Oitenta e três por cento de bons!
Uma mistificação de que todos somos culpados.
Há cerca de uma semana soubemos, pela Ministra da Educação, que tinha sido dada a nota de “bom” a 83 por cento dos professores do ensino público. Como nas notícias que li, sobre as negociações do ME com os sindicato, foram apenas referidas as notas de “bom”, “muito bom” e “excelente”, julgo poder presumir que os outros professores, incluídos nos restantes 17 por cento do conjunto, foram classificados com “muito bom” ou “excelente” e que não houve docentes, pelo menos em número minimamente significativo, com nota inferior a “bom”.
Instado sobre esta matéria, o Prof. Marcelo Rebelo de Sousa disse acreditar nos 83 por cento de bons, isto é, na real existência de uma esmagadora maioria de professores ao nível de pelo menos “bom”. Eu não acredito que ele acredite no que afirmou e tomei a sua resposta, perante as câmaras da RTP 1, como uma forma de fugir à discussão do assunto.
Ora toda a gente sabe que nem os professores nem os funcionários públicos em geral (entre os quais, segundo alguns, a classificação de “bom” impera) são ou podem ser quase todos bons ou mais do que bons. Por outro lado, não houve qualquer campanha sistemática de criterioso recrutamento e apuramento, no caso dos professores, que pudesse ter levado àquele resultado espectacular. Estaremos, portanto, perante números enganadores.
Alguns dirão que o facto não é muito grave porque se tem apenas um deslocamento da escala, esclarecendo que, se entendermos “bom” como “suficiente” ou “apto”, muito “bom” como simples “bom” e “excelente” como “muito bom”, as coisas já se ajustam.
Contudo, este entendimento não me parece admissível por três importantes razões.

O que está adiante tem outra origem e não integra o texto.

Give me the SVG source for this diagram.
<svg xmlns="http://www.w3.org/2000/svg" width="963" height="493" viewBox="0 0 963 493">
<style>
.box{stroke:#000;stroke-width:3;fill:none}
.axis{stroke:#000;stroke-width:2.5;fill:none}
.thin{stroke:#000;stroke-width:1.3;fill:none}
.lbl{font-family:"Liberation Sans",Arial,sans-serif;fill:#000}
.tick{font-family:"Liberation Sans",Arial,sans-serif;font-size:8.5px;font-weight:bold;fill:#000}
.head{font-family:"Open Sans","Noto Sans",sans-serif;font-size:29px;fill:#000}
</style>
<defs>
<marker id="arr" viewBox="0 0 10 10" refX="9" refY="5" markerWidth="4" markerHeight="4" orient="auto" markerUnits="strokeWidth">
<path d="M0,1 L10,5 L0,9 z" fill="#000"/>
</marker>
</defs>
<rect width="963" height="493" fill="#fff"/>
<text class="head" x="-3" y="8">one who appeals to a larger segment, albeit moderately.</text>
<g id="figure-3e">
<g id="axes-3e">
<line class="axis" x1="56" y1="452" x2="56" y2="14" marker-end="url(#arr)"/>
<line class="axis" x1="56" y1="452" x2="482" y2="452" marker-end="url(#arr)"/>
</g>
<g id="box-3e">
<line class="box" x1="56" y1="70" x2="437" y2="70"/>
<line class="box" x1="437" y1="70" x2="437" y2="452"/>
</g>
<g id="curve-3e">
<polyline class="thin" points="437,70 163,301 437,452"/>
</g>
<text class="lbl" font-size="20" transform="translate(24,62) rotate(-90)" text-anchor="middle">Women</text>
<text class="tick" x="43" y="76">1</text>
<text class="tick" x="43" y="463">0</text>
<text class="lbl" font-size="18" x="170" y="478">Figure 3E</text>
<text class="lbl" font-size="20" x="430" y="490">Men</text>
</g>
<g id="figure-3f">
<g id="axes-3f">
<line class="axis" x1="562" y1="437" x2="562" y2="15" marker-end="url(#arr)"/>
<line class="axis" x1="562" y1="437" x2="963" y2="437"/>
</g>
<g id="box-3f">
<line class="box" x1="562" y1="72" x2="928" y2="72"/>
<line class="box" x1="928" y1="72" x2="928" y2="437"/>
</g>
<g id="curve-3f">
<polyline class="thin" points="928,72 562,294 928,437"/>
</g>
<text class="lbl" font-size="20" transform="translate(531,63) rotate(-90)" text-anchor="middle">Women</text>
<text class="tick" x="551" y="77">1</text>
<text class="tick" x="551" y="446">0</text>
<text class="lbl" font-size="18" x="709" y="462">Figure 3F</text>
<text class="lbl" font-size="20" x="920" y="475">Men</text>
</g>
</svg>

Em primeiro lugar, porque não faz sentido que sejam aceites, e muito menos por parte do Ministério da Educação, significados para as palavras que não lhes pertencem, quando existem termos ou significantes perfeitamente adequados para os significados em causa. Por exemplo, quem satisfaz medianamente as suas funções e que, na classificação nominal tradicional, teria um “suficiente”, não pode nem deve ter um “bom”. Admitir a confusão dos termos é permitir ambiguidades, abrir a porta à desordem e ao oportunismo.

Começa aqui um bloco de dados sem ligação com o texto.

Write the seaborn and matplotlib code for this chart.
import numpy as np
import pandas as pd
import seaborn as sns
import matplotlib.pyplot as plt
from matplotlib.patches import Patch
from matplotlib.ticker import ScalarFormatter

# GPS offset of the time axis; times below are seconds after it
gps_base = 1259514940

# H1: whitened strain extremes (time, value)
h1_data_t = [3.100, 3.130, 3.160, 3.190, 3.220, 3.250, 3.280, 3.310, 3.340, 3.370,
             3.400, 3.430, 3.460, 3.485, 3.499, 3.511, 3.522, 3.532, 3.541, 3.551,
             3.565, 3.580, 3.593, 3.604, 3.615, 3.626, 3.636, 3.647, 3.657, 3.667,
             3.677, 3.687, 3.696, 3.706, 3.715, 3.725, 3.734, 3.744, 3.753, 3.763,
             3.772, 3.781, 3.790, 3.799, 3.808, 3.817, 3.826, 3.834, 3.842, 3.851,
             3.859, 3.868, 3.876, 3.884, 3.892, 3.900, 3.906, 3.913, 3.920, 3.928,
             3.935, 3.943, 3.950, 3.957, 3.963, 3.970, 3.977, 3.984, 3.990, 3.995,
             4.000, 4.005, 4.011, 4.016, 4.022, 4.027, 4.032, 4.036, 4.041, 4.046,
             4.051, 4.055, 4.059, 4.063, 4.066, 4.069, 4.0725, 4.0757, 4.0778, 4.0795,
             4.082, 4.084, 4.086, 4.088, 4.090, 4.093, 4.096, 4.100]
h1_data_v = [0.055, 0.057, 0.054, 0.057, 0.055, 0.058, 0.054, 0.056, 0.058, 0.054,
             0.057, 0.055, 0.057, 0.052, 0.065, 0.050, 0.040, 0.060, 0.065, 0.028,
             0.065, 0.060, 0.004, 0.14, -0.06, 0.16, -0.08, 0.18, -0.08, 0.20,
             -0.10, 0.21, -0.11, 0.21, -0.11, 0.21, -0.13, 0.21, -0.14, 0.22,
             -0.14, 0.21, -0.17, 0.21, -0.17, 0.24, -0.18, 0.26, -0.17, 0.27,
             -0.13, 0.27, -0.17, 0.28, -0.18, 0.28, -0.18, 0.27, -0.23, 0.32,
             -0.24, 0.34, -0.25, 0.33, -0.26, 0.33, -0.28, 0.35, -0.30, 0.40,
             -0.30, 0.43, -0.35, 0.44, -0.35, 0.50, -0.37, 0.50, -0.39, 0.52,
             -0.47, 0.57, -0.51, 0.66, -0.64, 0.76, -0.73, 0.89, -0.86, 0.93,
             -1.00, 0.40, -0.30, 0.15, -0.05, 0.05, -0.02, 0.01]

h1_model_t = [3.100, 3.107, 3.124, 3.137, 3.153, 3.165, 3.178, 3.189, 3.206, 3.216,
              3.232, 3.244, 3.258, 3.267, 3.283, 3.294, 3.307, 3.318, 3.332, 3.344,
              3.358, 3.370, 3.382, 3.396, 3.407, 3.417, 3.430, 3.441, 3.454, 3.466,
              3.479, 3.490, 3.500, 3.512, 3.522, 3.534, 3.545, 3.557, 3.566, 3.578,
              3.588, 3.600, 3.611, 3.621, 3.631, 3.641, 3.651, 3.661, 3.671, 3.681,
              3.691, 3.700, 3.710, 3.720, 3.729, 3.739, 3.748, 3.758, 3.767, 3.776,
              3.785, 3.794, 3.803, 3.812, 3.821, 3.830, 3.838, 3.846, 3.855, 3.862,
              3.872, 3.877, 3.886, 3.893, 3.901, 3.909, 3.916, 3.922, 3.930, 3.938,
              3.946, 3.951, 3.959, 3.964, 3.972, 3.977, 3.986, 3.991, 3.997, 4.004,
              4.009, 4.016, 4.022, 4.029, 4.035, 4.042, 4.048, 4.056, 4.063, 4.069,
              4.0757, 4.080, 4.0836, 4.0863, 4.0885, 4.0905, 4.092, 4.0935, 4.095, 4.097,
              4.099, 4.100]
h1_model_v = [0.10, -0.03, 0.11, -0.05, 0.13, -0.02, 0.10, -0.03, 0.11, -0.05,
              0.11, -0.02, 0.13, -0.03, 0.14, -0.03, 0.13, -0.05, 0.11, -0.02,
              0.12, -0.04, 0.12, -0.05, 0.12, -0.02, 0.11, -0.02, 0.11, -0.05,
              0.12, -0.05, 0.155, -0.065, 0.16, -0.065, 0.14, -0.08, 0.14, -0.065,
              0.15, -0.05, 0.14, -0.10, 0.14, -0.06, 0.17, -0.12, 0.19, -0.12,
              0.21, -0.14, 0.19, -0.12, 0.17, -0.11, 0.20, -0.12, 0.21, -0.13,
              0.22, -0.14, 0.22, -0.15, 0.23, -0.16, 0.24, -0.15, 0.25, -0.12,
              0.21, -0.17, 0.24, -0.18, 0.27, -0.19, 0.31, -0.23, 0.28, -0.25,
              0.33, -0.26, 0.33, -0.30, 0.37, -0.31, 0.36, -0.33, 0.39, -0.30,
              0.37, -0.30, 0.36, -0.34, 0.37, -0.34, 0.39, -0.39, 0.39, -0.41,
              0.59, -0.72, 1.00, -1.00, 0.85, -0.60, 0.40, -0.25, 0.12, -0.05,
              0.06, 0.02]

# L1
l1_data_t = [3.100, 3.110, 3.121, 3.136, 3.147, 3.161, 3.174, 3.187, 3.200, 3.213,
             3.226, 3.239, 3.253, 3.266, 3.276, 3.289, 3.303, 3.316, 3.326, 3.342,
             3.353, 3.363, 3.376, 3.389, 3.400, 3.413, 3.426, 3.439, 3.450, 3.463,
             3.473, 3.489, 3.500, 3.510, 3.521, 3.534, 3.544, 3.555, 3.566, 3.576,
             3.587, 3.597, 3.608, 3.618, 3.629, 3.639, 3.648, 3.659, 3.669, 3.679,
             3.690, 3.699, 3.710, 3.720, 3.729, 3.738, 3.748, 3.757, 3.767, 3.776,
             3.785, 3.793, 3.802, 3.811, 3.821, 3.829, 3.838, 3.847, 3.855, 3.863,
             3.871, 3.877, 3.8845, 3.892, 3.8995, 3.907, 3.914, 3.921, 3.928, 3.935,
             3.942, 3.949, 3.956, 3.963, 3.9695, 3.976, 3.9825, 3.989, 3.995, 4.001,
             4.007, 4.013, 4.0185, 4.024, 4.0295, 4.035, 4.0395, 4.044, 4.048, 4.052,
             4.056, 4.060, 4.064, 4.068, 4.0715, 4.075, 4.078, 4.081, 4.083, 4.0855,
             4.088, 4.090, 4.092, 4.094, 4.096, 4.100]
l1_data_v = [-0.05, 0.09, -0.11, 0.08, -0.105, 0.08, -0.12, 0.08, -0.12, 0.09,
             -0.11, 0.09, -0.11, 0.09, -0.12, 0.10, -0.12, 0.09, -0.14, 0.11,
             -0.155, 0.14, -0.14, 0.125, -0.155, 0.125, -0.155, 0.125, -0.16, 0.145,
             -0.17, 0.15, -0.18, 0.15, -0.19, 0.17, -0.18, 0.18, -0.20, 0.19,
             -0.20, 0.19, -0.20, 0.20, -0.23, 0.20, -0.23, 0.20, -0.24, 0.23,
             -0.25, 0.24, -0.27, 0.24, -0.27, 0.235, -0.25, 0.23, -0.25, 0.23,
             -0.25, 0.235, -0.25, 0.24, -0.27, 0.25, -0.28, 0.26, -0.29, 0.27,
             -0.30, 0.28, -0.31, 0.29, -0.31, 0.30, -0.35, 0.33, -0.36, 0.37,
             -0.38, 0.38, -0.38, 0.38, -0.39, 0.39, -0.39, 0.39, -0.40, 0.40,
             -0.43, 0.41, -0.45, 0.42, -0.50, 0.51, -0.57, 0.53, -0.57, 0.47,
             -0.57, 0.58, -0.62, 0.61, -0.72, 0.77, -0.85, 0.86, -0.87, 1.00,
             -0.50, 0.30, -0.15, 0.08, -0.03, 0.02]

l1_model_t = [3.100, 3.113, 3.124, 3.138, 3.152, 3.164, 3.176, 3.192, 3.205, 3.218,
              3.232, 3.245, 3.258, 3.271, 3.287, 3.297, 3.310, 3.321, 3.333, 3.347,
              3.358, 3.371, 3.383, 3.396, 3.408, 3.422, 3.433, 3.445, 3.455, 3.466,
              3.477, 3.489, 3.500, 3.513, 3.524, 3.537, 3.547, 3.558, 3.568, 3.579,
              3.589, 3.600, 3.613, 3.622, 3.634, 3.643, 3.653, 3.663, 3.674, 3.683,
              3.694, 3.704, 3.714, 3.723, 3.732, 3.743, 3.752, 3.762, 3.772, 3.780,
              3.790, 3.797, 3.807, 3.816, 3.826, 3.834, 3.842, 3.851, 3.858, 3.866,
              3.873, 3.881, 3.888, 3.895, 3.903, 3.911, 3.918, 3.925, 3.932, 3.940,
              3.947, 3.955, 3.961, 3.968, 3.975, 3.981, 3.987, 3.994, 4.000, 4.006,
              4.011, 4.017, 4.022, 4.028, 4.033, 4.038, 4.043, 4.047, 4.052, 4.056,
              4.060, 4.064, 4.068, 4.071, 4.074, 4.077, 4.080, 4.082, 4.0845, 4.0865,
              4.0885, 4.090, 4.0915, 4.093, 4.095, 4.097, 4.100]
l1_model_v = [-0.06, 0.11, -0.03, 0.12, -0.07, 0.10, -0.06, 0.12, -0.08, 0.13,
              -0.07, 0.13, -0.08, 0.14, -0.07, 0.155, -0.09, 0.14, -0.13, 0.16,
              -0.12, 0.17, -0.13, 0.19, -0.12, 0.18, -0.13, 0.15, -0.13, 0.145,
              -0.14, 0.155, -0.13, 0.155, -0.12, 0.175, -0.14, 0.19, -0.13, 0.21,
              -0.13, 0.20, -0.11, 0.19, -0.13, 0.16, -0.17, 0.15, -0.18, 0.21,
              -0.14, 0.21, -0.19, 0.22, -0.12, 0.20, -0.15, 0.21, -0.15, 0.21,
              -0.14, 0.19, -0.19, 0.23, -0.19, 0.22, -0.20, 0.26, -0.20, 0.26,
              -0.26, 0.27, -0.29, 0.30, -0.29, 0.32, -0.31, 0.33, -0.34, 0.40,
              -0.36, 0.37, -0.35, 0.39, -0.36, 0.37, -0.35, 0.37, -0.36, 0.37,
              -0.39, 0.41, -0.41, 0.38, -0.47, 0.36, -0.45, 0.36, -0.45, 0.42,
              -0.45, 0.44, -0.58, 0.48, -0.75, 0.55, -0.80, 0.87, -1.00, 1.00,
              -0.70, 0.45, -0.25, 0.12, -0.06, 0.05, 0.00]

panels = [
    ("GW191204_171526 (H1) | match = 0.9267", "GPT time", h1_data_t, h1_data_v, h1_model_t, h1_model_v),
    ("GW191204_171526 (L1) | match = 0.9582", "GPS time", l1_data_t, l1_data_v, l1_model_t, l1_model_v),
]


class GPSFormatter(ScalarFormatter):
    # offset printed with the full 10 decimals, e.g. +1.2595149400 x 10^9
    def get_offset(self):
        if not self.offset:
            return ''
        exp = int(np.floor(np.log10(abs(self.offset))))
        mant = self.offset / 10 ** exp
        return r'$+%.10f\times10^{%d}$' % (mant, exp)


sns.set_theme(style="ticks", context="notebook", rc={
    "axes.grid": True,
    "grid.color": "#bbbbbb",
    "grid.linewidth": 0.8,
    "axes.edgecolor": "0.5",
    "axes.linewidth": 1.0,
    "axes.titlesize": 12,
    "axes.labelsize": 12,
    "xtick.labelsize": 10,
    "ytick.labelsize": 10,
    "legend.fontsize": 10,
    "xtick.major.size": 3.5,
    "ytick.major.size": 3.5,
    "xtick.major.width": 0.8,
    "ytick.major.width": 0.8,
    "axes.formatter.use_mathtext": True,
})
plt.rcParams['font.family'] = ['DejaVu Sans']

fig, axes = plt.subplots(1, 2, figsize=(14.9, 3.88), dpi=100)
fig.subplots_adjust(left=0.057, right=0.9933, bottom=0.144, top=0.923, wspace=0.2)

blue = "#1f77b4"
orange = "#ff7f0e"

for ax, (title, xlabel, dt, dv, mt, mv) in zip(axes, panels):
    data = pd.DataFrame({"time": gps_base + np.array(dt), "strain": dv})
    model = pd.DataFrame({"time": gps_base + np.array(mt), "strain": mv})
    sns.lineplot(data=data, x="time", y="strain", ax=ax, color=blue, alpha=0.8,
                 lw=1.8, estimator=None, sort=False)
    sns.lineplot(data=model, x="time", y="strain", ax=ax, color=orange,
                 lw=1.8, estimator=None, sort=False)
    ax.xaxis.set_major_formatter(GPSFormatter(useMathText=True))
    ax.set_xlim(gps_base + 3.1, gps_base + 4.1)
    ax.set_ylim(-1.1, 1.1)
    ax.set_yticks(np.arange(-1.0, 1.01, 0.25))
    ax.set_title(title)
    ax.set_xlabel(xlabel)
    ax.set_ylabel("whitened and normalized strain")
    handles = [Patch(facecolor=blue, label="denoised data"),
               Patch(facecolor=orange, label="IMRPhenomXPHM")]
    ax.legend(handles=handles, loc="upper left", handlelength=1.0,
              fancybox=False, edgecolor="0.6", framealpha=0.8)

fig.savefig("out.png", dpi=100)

Em segundo lugar, o logro não estará apenas no deslocamento da escala mas também no número prático de degraus considerado. Onde se estabelece uma diferença entre “muito bom” e “excelente” não se compreende que todo o resto possa ficar indiferenciado dentro do “bom”. Há com certeza mais degraus na classificação do ME que ficaram por utilizar. Talvez por se querer evitar afrontar e/ou traumatizar pessoas com notas menos agradáveis, empastelou-se o sistema em apenas três escalões. Mas, com três categorias, a do meio deveria ser a mais cheia e não é. Ou seja, cometeu-se um erro e deu-se lugar a outro.
Em terceiro lugar, um sistema ambíguo e empastelado é não só lesivo dos contribuintes, por alimentar ineficiência dissipadora de recursos, como também é injusto e anti-estimulante para os que se dedicam à profissão e a desempenham de maneira meritória. (Como a experiência tem comprovado, o mérito reconhecido aos que não o têm raramente incentiva estes e desmotiva os melhores, levando a um abaixamento do rendimento geral).

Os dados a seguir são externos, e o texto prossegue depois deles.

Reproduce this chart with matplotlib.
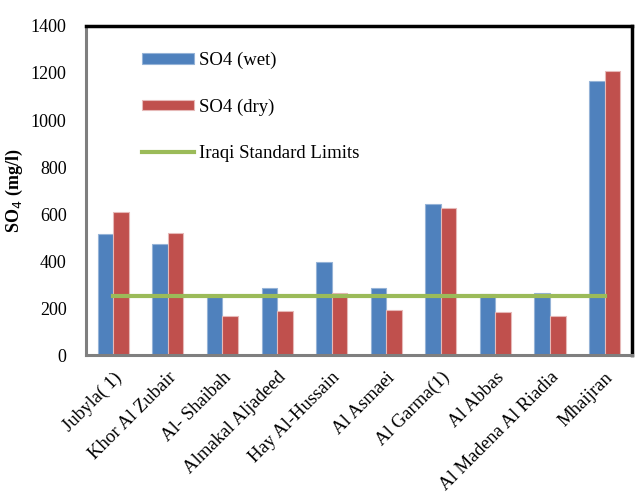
import numpy as np
import matplotlib.pyplot as plt

plt.rcParams['font.family'] = ['Liberation Serif', 'DejaVu Serif']

# Sampling sites and sulphate concentrations (mg/l)
sites = ['Jubyla( 1)', 'Khor Al Zubair', 'Al- Shaibah', 'Almakal Aljadeed',
         'Hay Al-Hussain', 'Al Asmaei', 'Al Garma(1)', 'Al Abbas',
         'Al Madena Al Riadia', 'Mhaijran']
so4_wet = [515, 474, 248, 284, 394, 285, 641, 258, 262, 1164]
so4_dry = [607, 520, 166, 186, 264, 191, 627, 181, 166, 1208]
iraqi_limit = [250] * len(sites)

x = np.arange(len(sites))
width = 0.285

fig = plt.figure(figsize=(6.35, 4.98), dpi=100)
ax = fig.add_axes([0.1354, 0.2871, 0.8598, 0.6607])

wet = ax.bar(x - width / 2, so4_wet, width, color='#4F81BD', edgecolor='#95B3D7',
             linewidth=0.8, label='SO4 (wet)', zorder=2)
dry = ax.bar(x + width / 2, so4_dry, width, color='#C0504D', edgecolor='#E6B9B8',
             linewidth=0.8, label='SO4 (dry)', zorder=2)
limit, = ax.plot(x, iraqi_limit, color='#9BBB59', linewidth=3,
                 label='Iraqi Standard Limits', zorder=3)

ax.set_xlim(-0.5, len(sites) - 0.5)
ax.set_ylim(0, 1400)
ax.set_yticks(np.arange(0, 1401, 200))
ax.set_xticks(x)
ax.set_xticklabels(sites, rotation=45, ha='right', va='top',
                   rotation_mode='anchor', fontsize=13.5)
ax.tick_params(axis='y', length=0, labelsize=13, pad=14)
ax.tick_params(axis='x', length=0, pad=10)

ax.set_ylabel('SO$_4$ (mg/l)', fontsize=13, fontweight='bold')
ax.yaxis.set_label_coords(-0.112, 0.5)

# Frame: grey axis lines on left/bottom, black border on top/right
for side in ('left', 'bottom'):
    ax.spines[side].set_color('#7F7F7F')
    ax.spines[side].set_linewidth(2.2)
for side in ('top', 'right'):
    ax.spines[side].set_color('black')
    ax.spines[side].set_linewidth(2.5)

ax.legend(handles=[wet, dry, limit], loc='upper left',
          bbox_to_anchor=(0.2236, 0.8956), bbox_transform=fig.transFigure,
          frameon=False, fontsize=13.5, handlelength=2.77, handleheight=0.5,
          labelspacing=1.55, handletextpad=0.27, borderpad=0, borderaxespad=0)

fig.savefig('out.png', dpi=100)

Voltando à primeira razão apresentada gostaria de referir o seguinte. Se alguém me dissesse, em abstracto, que um funcionário com nota habitual de “bom” deveria ter acesso ao topo da carreira, eu concordaria de imediato. Mas discordaria se o “bom” quisesse dizer “mediano”. Onde quero chegar? Julgo que temos razões para desconfiar de que a falsa classificação de “bom” poderá ser ou ter sido, uma ou outra vez, utilizada com se fosse verdadeira.
O mal é dos professores? Acho que não, julgo que o mal é de todos nós, nomeadamente da maneira como nos deixámos ficar reféns de ideias igualitárias e das correspondentes práticas lesivas da boa rendibilidade dos grupos.
Lembro, a propósito, um exemplo que reputo de bastante significativo.
Os que viveram os anos de 1974 e 75 recordam-se muito bem da justíssima palavra de ordem que dizia “para trabalho igual salário igual”. Ela foi repetida vezes sem conta. Em todo o caso, no Estado e em empresas públicas, por perverso oportunismo de partidos e de direcções sindicais, por comodismo de políticos, juízes e gestores, por difusas ideias igualitárias, essa justa palavra de ordem rapidamente se transformou numa outra sentença nunca pronunciada. Assim, como se pode provar, “para trabalho igual salário igual” passou a significar, na prática e inúmeras vezes, “para denominação de funções igual ou descritivo de funções igual salário igual, pouco importando o nível de desempenho”.
Deixámos que se baralhassem as coisas, ainda que não raro com piedosas intenções. Estamos a pagar a factura.
Mas não podemos desistir. Há que combater o facilitismo, a mistificação instalada, o oportunismo.